TensorFlow is the core deep learning library that students learn in the Udacity Self-Driving Car Program. It’s Google’s deep learning library, and it’s quickly taking over the machine learning world. Udacity student Krishna Sankar went to the latest TensorFlow Dev Summit, and reports back:
“The “Layers” layer makes it easier to construct models directly from neural network concepts without a lot of impedance. This is where Keras filled a vacuum.”
Udacity believes in project-based education. Our founder, Sebastian Thrun, likes to say that you don’t lose weight by watching other people exercise. You have to write the code yourself!
The goal of this project is for students to build a neural network that “learns” how to drive a car like a human.

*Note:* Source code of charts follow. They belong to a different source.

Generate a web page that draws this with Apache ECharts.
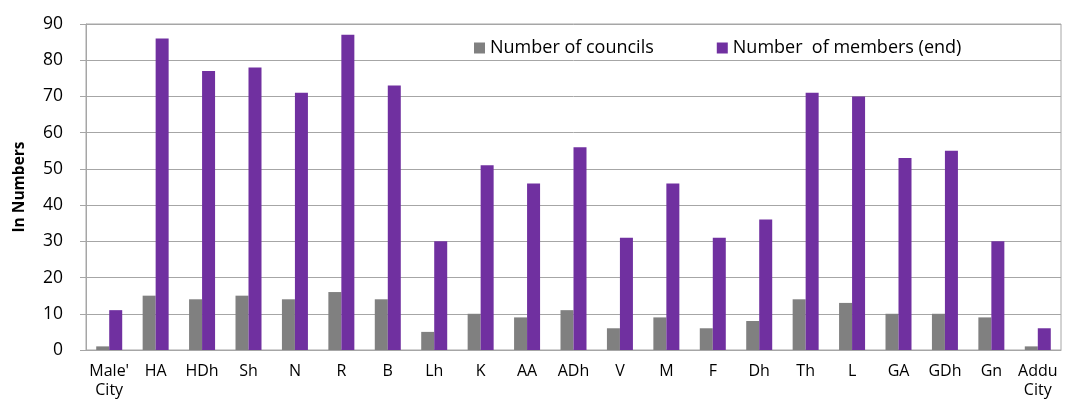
<!DOCTYPE html>
<html><head><meta charset="utf-8">
<script src="https://cdn.jsdelivr.net/npm/echarts@6/dist/echarts.min.js"></script>
<style>html,body{margin:0;padding:0;background:#fff}#c{width:1083px;height:406px}</style>
</head><body><div id="c"></div>
<script>
const categories = ["Male'\nCity","HA","HDh","Sh","N","R","B","Lh","K","AA","ADh","V","M","F","Dh","Th","L","GA","GDh","Gn","Addu\nCity"];
const councils = [1,15,14,15,14,16,14,5,10,9,11,6,9,6,8,14,13,10,10,9,1];
const members = [11,86,77,78,71,87,73,30,51,46,56,31,46,31,36,71,70,53,55,30,6];
const yTicks = {min:0,max:90,interval:10};
const font = "'Open Sans', sans-serif";
const chart = echarts.init(document.getElementById('c'));
chart.setOption({
  animation:false,
  textStyle:{fontFamily:font},
  grid:{left:86,right:22,top:24,bottom:56,show:true,borderColor:'#a6a6a6',borderWidth:1},
  legend:{left:469,top:34,itemWidth:11,itemHeight:11,itemGap:63,icon:'rect',
    textStyle:{fontSize:18,color:'#000',fontFamily:font},
    data:['Number of councils','Number  of members (end)']},
  xAxis:{type:'category',data:categories,
    axisLine:{lineStyle:{color:'#a6a6a6'}},axisTick:{show:false},
    axisLabel:{color:'#000',fontSize:16,lineHeight:19,margin:12,interval:0,fontFamily:font}},
  yAxis:{type:'value',min:yTicks.min,max:yTicks.max,interval:yTicks.interval,
    name:'In Numbers',nameLocation:'middle',nameGap:58,nameRotate:90,
    nameTextStyle:{fontSize:15.5,fontWeight:'bold',color:'#000',fontFamily:font},
    axisLine:{show:true,lineStyle:{color:'#a6a6a6'}},
    axisTick:{show:true,length:6,lineStyle:{color:'#a6a6a6'}},
    axisLabel:{color:'#000',fontSize:17.5,margin:23,fontFamily:font},
    splitLine:{lineStyle:{color:'#a6a6a6'}}},
  series:[
    {name:'Number of councils',type:'bar',data:councils,itemStyle:{color:'#808080'},barWidth:13,barGap:'0%'},
    {name:'Number  of members (end)',type:'bar',data:members,itemStyle:{color:'#7030a0'},barWidth:13,barGap:'0%'}
  ]
});
</script></body></html>
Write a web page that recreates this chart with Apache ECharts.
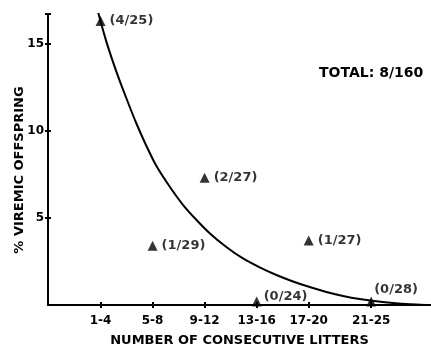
<!DOCTYPE html>
<html>
<head>
<meta charset="utf-8">
<script src="https://cdn.jsdelivr.net/npm/echarts@6/dist/echarts.min.js"></script>
<style>html,body{margin:0;padding:0;background:#fff}#c{width:431px;height:348px}</style>
</head>
<body>
<div id="c"></div>
<script>
const categories = ['1-4', '5-8', '9-12', '13-16', '17-20', '21-25'];
const xPositions = [0, 1, 2, 3, 4, 5.2];
const viremic = [16.3, 3.4, 7.3, 0.2, 3.7, 0.2];
const ratioLabels = ['(4/25)', '(1/29)', '(2/27)', '(0/24)', '(1/27)', '(0/28)'];
const curveX = [-0.052, 0.110, 0.302, 0.494, 0.687, 0.879, 1.071, 1.327, 1.583, 1.840, 2.096, 2.417, 2.737, 3.058, 3.379, 3.698, 4.019, 4.340, 4.660, 4.981, 5.302, 5.621, 5.942, 6.263, 6.4];
const curveY = [16.86, 15.13, 13.41, 11.88, 10.43, 9.14, 7.99, 6.80, 5.75, 4.89, 4.12, 3.33, 2.67, 2.16, 1.72, 1.35, 1.03, 0.75, 0.52, 0.34, 0.21, 0.11, 0.04, 0.0, 0.0];
const yTicks = [5, 10, 15];
const totalText = 'TOTAL: 8/160';
const xName = 'NUMBER OF CONSECUTIVE LITTERS';
const yName = '% VIREMIC OFFSPRING';

// layout-only settings (label nudges for the points sitting on the axis)
const labelOffsets = [[0, 0], [0, 0], [0, 0], [-2, -5], [0, 0], [-6, -12]];

const FONT = 'DejaVu Sans';
const INK = '#000';
const X_MIN = -1.01, X_MAX = 6.35, Y_MIN = 0, Y_MAX = 16.7;

const chart = echarts.init(document.getElementById('c'), null, {renderer: 'canvas'});
const pointData = xPositions.map((x, i) => ({
  value: [x, viremic[i]],
  label: {formatter: ratioLabels[i], offset: labelOffsets[i]}
}));
const curveData = curveX.map((x, i) => [x, curveY[i]]);
const tickFmt = v => {
  const i = xPositions.findIndex(p => Math.abs(p - v) < 1e-6);
  return i >= 0 ? categories[i] : '';
};
const axisLine = {show: true, onZero: false, lineStyle: {color: INK, width: 2}};

chart.setOption({
  animation: false,
  backgroundColor: '#fff',
  grid: {left: 48, right: 0, top: 14, bottom: 43, containLabel: false, outerBoundsMode: 'none'},
  xAxis: [{
    type: 'value', min: X_MIN, max: X_MAX,
    axisLine: axisLine,
    splitLine: {show: false},
    axisTick: {show: true, inside: false, length: 3, customValues: xPositions, lineStyle: {color: INK, width: 2}},
    axisLabel: {show: true, customValues: xPositions, formatter: tickFmt, margin: 10,
      fontFamily: FONT, fontWeight: 'bold', fontSize: 12, color: INK},
    name: xName, nameLocation: 'middle', nameGap: 29,
    nameTextStyle: {fontFamily: FONT, fontWeight: 'bold', fontSize: 13, color: INK}
  }, {
    type: 'value', min: X_MIN, max: X_MAX, position: 'bottom',
    axisLine: {show: false, onZero: false}, splitLine: {show: false},
    axisTick: {show: true, inside: true, length: 3, customValues: xPositions, lineStyle: {color: INK, width: 2}},
    axisLabel: {show: false}
  }],
  yAxis: [{
    type: 'value', min: Y_MIN, max: Y_MAX,
    axisLine: axisLine,
    splitLine: {show: false},
    axisTick: {show: true, inside: false, length: 3, customValues: yTicks.concat([Y_MAX]), lineStyle: {color: INK, width: 2}},
    axisLabel: {show: true, customValues: yTicks, margin: 4,
      fontFamily: FONT, fontWeight: 'bold', fontSize: 12, color: INK}
  }, {
    type: 'value', min: Y_MIN, max: Y_MAX, position: 'left',
    axisLine: {show: false, onZero: false}, splitLine: {show: false},
    axisTick: {show: true, inside: true, length: 3, customValues: yTicks.concat([Y_MAX]), lineStyle: {color: INK, width: 2}},
    axisLabel: {show: false}
  }],
  graphic: [{
    type: 'text', left: 319, top: 66,
    style: {text: totalText, fontFamily: FONT, fontWeight: 'bold', fontSize: 14, fill: INK}
  }, {
    type: 'text', x: 20, y: 170, rotation: Math.PI / 2,
    style: {text: yName, fontFamily: FONT, fontWeight: 'bold', fontSize: 13, fill: INK,
      align: 'center', verticalAlign: 'middle'}
  }],
  series: [{
    type: 'line', data: curveData, smooth: 0.3, symbol: 'none', clip: true,
    lineStyle: {color: INK, width: 2}, z: 2
  }, {
    type: 'scatter', data: pointData, symbol: 'triangle', symbolSize: 10,
    itemStyle: {color: INK}, z: 3,
    label: {show: true, position: 'right', distance: 4,
      fontFamily: FONT, fontWeight: 'bold', fontSize: 13, color: INK}
  }]
});
</script>
</body>
</html>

Here’s how it works:
First, each student records his or her own driving behavior by driving the car around a test track in the Udacity simulator.
Then, each student uses this data to train a neural network to drive the car around the track autonomously.
There are all sorts of neat ways to approach this problem, and it seems like Udacity students tried all of them! Here are excerpts from—and links to—blog posts written by five of our Self-Driving Car students, each of whom takes a different approach to the project.
James Jackson’s post is a great overview of how to approach this project, and he adds a twist by implementing data smoothing. We didn’t cover data smoothing in the instructional material, so this is one of many examples of Udacity students going above and beyond the instructional material to build terrific projects.
“Recorded driving data contains substantial noise. Also, there is a large variation in throttle and speed at various instances. Smoothing steering angles (ex. SciPy Butterworth filter), and normalizing steering angles based on throttle/speed, are both investigated.”
This is a terrific post about the mechanics of building a behavioral cloning model. It really stands out for JC’s investigation of Gradient Activation Mappings to show how which pixels in an image have the most effect on the model’s output.
“The whole idea is to using heatmap to highlight locality areas contributing most to the final decision. It was designed for classification purpose, but with slight change, it can be applied to our steering angle predictions.”
This post has a great discussion of data augmentation techniques for neural network training, including randomly jittering data from the training set. Joshua used over 100,000 images for training!
“Though there was more than 100,000 training data, each epoch consisted of 24,064 samples. This made the training more tractable, and since we were using a generator, all of the training data was still used in training, however at different epochs.”
Sujay applied a number of different augmentations to his training data, including brightness and shadow augmentations. This helped his model generalize to a new, darker test track.
“The training samples brightness are randomly changed so as to have training data that closely represent various lighting conditions like night, cloudy, evening, etc.”
This post encourages students by showing how it’s possible to build a behavioral cloning model without tens of thousands of training images. The secret is to use side cameras and data augmentation.
“Just like anything we do, the longer we practice, the better we are good at it because we take in hour and hour of data into our brain memory/muscle memory. It’s the same here for neural net, the more variety of data you have to train your network, the better the model is at the task.”
As you can see from these examples, there is no one right way to approach a project like this, and there is a great deal of room for creativity. What should also be clear is that our students are incredible!
We’re very excited about the next projects on the horizon, and we look forward to sharing more amazing student work with you soon!